Worst Jokes Ever

Worst Jokes Ever

Jimmy: Why did the chicken cross the road?

Joe: Why?

Jimmy: To get to the idiot’s house.

Jimmy: Knock knock.

Joe: Who’s there?

Jimmy: It’s the chicken.

A married woman asked her husband if he saw the future. The husband answered her, "I have no eye, dear."

What is a dirty minded Harry Potter fan's favorite spell before the deed? Dickus Embigus!

Dude, if there is a watermelon, shouldn't there be an earthmelon, airmelon, and a firemelon? The elemelons.

What was Stephen Hawking's favorite childhood song?

The wheels on the chair go round and round.

I told Siri about my dog, and she told me if she could tell me a joke to cheer me up, and I said okay.

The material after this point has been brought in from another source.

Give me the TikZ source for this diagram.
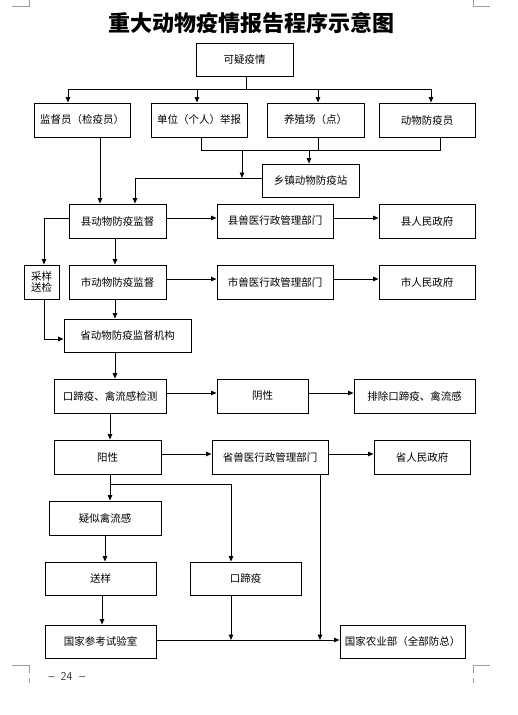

She asked me, "Knock knock." I said, "Who is there?" She said, "Not your dog."

My sister told me only onions make you cry, so I always hit her back when she hit me, but I hit her with a shoe only to catch her cry.

A missionary went to visit an orphanage in Thailand. After looking around, he asked the manager, "Why do these kids have numbers instead of names on their shirts? And why are some of them the same?"

The manager smiled and said, "Those are price tags."